5. One UNESCO Site Takes Up 9 Percent of the Country
When it comes to UNESCO World Heritage Sites, what Andorra lacks in quantity it makes up for in size and wonder. Madriu-Perafita-Claror Valley is the only UNESCO site in Andorra but encompasses 10,495 acres (4,247 hectares) – roughly 9 percent of the country!
"Madriu-Perafita-Claror Valley is a largely wild and untouched park with several hiking routes, from the moderate path that starts by the park's sign to multiday hikes that go further deep into the forest," says Pages. "You can enjoy raw forests, streams, alpine lakes, valleys and vistas stretching out to other parts of Andorra. There aren't sights per se to see, just pure and untouched nature." It sounds perfect for those looking for a new corner of the world's great outdoors to explore.
5. There Is No Airport
The nearest airports to Andorra are located in Barcelona, Spain, and Montpellier, France. Most people then book a bus or rent a car to make the journey to Andorra. It's roughly two-and-a-half hours by car from Barcelona and four hours from Montpellier.
"I recommend renting a car and driving so you can explore Andorra's many Romanesque Churches, which are similar to the UNESCO listed churches of La Vall de Boi in nearby Catalonia, the few heritage museums including Thyssen's Andorra branch, the forests, lakes and parks and the authentic mountain food," advises Pages. "Most rental cars at Barcelona Airport will allow you to take your car over to Andorra but you should mention your intention to make sure your insurance coverage gets extended."
6. Andorra Uses the Euro But Isn't Part of the Eurozone
Initially, Andorra used the franc as its primary currency, but with the development of the eurozone in 1999, the country switched to using euro.

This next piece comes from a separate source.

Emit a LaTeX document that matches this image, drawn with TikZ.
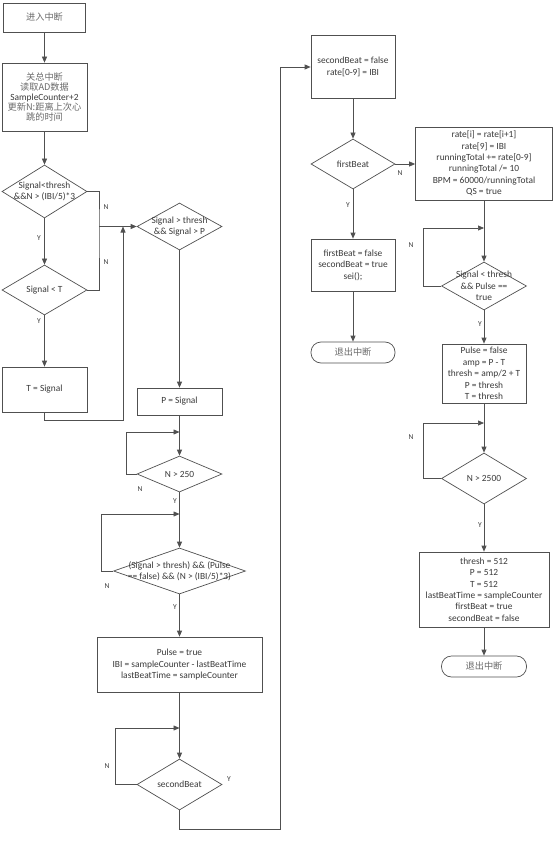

To add extra complication though, Andorra is not technically part of the European Union or the eurozone (the economic region formed of EU countries that use the euro) – it just takes advantage of its proximity to eurozone countries and keeps things simple for everyone by using the euro. The country also has low tax rates, especially when compared with the rest of Europe, which may entice people to move there. Or at least do some shopping.